**Provided data:**
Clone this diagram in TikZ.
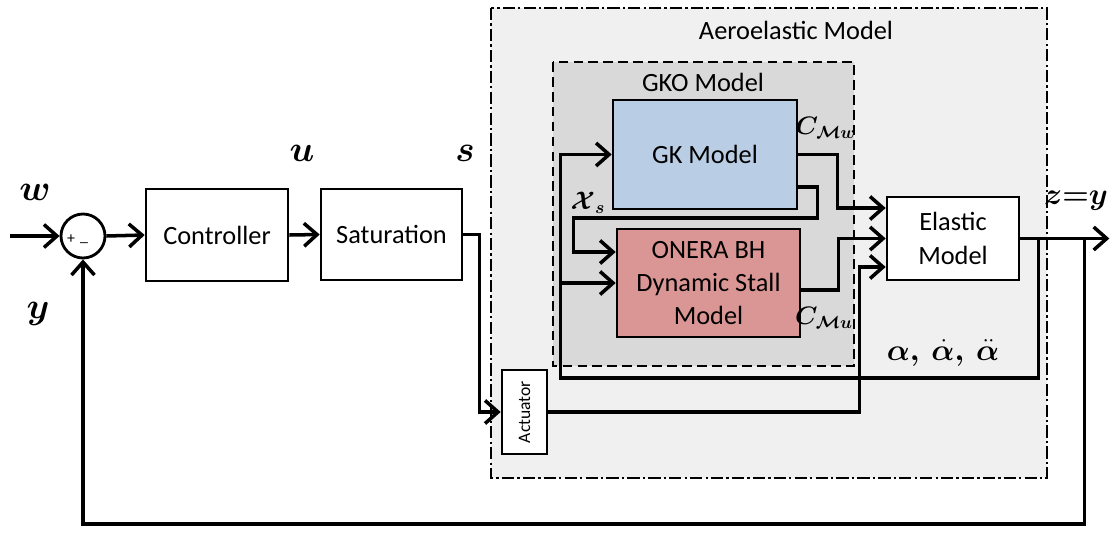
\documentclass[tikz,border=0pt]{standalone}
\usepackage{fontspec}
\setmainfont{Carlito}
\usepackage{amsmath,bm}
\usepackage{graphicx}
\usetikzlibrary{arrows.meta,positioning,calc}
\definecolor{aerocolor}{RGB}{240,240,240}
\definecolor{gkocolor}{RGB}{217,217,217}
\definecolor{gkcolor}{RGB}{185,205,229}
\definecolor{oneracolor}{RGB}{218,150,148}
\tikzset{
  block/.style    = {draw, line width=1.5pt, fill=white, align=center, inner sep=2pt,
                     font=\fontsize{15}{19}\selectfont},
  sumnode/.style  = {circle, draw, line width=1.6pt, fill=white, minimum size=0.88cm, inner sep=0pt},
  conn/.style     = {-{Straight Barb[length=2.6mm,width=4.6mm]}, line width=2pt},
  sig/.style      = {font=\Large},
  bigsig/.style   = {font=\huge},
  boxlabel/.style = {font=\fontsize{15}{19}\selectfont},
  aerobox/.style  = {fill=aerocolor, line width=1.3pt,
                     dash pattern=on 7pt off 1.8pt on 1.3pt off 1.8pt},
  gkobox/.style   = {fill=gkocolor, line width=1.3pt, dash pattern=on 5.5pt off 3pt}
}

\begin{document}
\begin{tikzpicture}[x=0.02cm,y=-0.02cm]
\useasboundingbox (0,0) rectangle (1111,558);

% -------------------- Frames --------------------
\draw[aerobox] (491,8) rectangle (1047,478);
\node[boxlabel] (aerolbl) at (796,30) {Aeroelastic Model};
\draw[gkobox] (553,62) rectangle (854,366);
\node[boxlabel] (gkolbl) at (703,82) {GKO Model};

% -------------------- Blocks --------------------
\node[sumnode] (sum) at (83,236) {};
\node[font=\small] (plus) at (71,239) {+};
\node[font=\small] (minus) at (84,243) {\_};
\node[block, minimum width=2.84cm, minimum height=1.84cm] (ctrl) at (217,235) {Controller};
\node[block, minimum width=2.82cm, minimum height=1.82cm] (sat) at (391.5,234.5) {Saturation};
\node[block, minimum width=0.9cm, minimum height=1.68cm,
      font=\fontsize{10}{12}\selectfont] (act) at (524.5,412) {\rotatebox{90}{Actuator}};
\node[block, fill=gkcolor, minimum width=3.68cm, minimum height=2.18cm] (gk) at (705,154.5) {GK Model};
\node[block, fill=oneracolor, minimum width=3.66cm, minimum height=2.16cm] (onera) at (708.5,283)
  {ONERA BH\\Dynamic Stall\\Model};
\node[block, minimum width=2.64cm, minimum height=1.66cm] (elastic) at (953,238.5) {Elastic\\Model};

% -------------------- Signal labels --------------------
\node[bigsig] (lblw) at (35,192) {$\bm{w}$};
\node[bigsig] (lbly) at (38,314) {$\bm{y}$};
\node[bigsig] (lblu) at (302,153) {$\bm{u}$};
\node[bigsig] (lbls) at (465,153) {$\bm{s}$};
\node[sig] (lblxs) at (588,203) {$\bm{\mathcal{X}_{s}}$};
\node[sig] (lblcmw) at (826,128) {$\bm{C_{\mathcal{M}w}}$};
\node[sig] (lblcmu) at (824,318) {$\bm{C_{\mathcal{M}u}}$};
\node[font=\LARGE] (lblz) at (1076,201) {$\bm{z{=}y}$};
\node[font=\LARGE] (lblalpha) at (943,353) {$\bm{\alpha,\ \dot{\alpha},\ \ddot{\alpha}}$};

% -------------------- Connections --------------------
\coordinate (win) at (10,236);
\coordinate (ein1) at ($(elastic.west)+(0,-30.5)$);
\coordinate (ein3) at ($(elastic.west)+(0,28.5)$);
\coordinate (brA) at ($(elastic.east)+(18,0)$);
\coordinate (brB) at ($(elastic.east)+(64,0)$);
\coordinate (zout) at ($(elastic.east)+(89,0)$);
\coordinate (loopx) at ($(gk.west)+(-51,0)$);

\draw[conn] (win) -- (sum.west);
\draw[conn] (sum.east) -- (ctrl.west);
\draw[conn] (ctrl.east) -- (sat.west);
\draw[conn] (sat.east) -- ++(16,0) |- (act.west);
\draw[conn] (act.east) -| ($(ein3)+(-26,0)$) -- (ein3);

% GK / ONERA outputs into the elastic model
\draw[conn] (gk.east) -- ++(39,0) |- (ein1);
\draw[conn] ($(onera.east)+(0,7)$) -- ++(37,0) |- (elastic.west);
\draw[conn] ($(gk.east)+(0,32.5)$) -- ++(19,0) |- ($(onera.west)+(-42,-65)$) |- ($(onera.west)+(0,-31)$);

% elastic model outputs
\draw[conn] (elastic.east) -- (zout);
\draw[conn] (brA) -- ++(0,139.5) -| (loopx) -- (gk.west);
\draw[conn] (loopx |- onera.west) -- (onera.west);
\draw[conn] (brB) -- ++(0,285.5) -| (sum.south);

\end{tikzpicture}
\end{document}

**What you will do:**
Only the lines from the top of the data through the line with "(gkolbl) at (703,82)" should be quoted, exactly and with both ends kept; skip the pictures.

**The completed task:**
Clone this diagram in TikZ.
\documentclass[tikz,border=0pt]{standalone}
\usepackage{fontspec}
\setmainfont{Carlito}
\usepackage{amsmath,bm}
\usepackage{graphicx}
\usetikzlibrary{arrows.meta,positioning,calc}
\definecolor{aerocolor}{RGB}{240,240,240}
\definecolor{gkocolor}{RGB}{217,217,217}
\definecolor{gkcolor}{RGB}{185,205,229}
\definecolor{oneracolor}{RGB}{218,150,148}
\tikzset{
  block/.style    = {draw, line width=1.5pt, fill=white, align=center, inner sep=2pt,
                     font=\fontsize{15}{19}\selectfont},
  sumnode/.style  = {circle, draw, line width=1.6pt, fill=white, minimum size=0.88cm, inner sep=0pt},
  conn/.style     = {-{Straight Barb[length=2.6mm,width=4.6mm]}, line width=2pt},
  sig/.style      = {font=\Large},
  bigsig/.style   = {font=\huge},
  boxlabel/.style = {font=\fontsize{15}{19}\selectfont},
  aerobox/.style  = {fill=aerocolor, line width=1.3pt,
                     dash pattern=on 7pt off 1.8pt on 1.3pt off 1.8pt},
  gkobox/.style   = {fill=gkocolor, line width=1.3pt, dash pattern=on 5.5pt off 3pt}
}

\begin{document}
\begin{tikzpicture}[x=0.02cm,y=-0.02cm]
\useasboundingbox (0,0) rectangle (1111,558);

% -------------------- Frames --------------------
\draw[aerobox] (491,8) rectangle (1047,478);
\node[boxlabel] (aerolbl) at (796,30) {Aeroelastic Model};
\draw[gkobox] (553,62) rectangle (854,366);
\node[boxlabel] (gkolbl) at (703,82) {GKO Model};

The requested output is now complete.